A district court in Texas is ordering a permanent injunction against RFF GP, LLC, KGW Capital Management, LLC, and Kevin White. The order is related to a 2013 Commodity Futures Trading Commission complaint charging them with fraud and misappropriation related to the running of a commodity pool.

The regulator says that defendants bilked participants when they got them to invest in the hedge fund and the commodity pool, named Revelation Forex Fund, LP. The fund was supposed to trade in off-exchange foreign currency. According to the CFTC, however, the defendants fraudulently solicited about $7.4 million from over 20 participants, misappropriating some $1.7 million from their money to cover personal spending and other matters. They allegedly fabricated the fund’s performance and lied about White’s experience in investing.

The Securities and Exchange Commission also filed its Texas securities case against White and the firms, along with a few other entities. The SEC said that White promoted a sophisticated forex trading strategy that was low risk but would lead to huge earnings. He also touted the Revelation Forex as a $1 billion hedge fund that managed to bring in returns of over 393% returns while earning an over 36% compound yearly return rate. White marketed himself as having 25 years of experience working in Wall Street when he had worked just six years as a licensed securities professional in Texas before the NYSE barred him.

Financial Industry Regulatory Authority arbitrators have awarded Mayank Chamadia $3.7 million in compensation in his case against Barclays Plc. (BARC) Chamadia was placed on leave from the June 2013 to prepare testimony for a possible interest-rate manipulation case. He resigned in October 2013 to go work for another firm.

Although Chamadia wasn’t accused of any violations, he said that the leave time while at Barclays hurt not just his reputation but also his bonus earning power. Now, Barclays must pay Chamadia millions of dollars in deferred pay along with the compensation. The arbitrators found that the firm had “no basis” to reduce or keep payouts that had not yet vested.
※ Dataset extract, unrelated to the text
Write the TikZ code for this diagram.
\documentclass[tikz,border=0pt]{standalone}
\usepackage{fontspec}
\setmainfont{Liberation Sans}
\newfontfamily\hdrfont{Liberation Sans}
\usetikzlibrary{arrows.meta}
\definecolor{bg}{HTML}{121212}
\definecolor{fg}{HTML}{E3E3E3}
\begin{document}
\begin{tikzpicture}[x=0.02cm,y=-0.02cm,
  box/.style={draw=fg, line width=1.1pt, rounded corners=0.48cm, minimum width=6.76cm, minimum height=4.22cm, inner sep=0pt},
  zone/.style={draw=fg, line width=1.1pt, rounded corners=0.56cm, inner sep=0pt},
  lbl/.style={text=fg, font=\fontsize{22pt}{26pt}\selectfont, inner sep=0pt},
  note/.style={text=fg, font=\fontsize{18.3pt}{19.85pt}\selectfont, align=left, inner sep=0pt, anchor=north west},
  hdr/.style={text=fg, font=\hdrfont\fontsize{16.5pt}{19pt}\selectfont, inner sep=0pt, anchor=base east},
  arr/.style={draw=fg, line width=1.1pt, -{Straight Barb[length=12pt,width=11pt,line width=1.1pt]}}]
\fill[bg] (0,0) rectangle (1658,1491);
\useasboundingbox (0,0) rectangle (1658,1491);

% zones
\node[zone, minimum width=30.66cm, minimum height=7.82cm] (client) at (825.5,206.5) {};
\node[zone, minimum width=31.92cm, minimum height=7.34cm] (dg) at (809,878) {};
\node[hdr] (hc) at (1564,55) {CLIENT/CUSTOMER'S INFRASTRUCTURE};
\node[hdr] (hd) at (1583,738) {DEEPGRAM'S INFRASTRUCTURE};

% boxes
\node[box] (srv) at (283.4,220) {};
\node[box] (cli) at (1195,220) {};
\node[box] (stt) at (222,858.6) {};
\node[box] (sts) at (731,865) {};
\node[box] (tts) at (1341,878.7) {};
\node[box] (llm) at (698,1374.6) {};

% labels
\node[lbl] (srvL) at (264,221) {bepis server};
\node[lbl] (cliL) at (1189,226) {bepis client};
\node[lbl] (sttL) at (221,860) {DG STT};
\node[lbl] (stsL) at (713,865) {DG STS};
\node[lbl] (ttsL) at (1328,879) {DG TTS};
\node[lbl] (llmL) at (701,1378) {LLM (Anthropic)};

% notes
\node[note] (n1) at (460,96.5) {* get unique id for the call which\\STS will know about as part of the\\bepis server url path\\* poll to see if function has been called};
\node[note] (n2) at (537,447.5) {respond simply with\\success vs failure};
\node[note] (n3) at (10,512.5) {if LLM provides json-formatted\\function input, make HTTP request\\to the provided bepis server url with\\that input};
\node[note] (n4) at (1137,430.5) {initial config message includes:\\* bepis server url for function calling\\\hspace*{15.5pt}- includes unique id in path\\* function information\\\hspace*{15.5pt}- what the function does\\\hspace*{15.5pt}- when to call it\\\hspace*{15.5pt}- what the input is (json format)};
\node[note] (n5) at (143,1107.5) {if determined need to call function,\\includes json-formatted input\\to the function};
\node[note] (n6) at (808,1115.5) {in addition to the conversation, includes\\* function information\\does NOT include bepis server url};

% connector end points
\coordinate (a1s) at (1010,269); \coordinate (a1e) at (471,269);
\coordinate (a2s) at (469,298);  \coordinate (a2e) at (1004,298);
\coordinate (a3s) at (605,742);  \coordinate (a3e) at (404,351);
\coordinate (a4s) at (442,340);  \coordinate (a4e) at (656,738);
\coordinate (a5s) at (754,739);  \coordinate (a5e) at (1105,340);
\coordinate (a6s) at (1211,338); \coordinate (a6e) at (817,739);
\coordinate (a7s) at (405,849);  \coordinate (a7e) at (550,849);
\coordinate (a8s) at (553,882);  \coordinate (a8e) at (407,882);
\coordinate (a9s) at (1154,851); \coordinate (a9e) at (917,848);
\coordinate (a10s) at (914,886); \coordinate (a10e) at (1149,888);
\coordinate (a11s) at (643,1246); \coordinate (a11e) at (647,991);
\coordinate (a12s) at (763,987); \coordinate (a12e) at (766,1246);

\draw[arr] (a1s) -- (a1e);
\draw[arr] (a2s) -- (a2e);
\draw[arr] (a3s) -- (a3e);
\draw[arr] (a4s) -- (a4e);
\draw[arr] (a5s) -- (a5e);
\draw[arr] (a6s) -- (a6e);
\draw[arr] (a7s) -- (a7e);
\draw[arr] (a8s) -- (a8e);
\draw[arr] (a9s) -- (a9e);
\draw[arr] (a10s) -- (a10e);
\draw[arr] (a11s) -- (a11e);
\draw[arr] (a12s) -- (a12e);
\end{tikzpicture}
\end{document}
Chamadia’s lawyer says that this releases some $9 million in back pay that had vested, including interest, to his client.

In another financial representative case against a firm, Robert Fenyk, an ex-Raymond James Financial Services Inc. (RJF) adviser, recently saw his $650,000 award reinstated by the U.S. Court of Appeals for the First Circuit. The ruling comes after a five-year legal battle.

Former Colts Football Player Sues Bank of America for $20M

Dwight Freeney, formerly with the Indianapolis Colts and currently an NFL free agent, is suing Bank of America (BAC) for securities fraud. He and his Roof Group LLC say they were bilked of over $20 million.

In his securities fraud case, Freeney contends that the bank’s wealth management division is to blame for taking part, aiding, and abetting in the scam that cost him money. He noted that Bank of America went after him in 2010 to become one of its high net worth and affluent clients.

Lynn Tilton, the owner of the financial firm Patriarch Partners LLC, is suing the U.S. Securities and Exchange Commission. She wants the regulator to stop going after her for alleged financial fraud. Tilton claims that the agency did not abide by the U.S. Constitution when it chose to pursue its case against her via its own administrative proceeding rather than federal court.

The SEC is charging Tilton and her firm with securities fraud. The Commission contends that she concealed the poor performance of the assets that were underlying three CLO (collateralized loan obligation) funds, known as the Zohar Funds. The agency has been probing the Zohar I, II, and III funds for years. They contain securities put together by Patriarch and are made up mostly of loans to companies that the financial firm controlled.

Tilton and Patriarch had raised over $2.5 billion for the funds. The regulator said that because they concealed the low performances, the firm and Tilton were able to collect close to $200 million of fees they shouldn’t have received. The SEC said that “major conflict of interest” was a factor.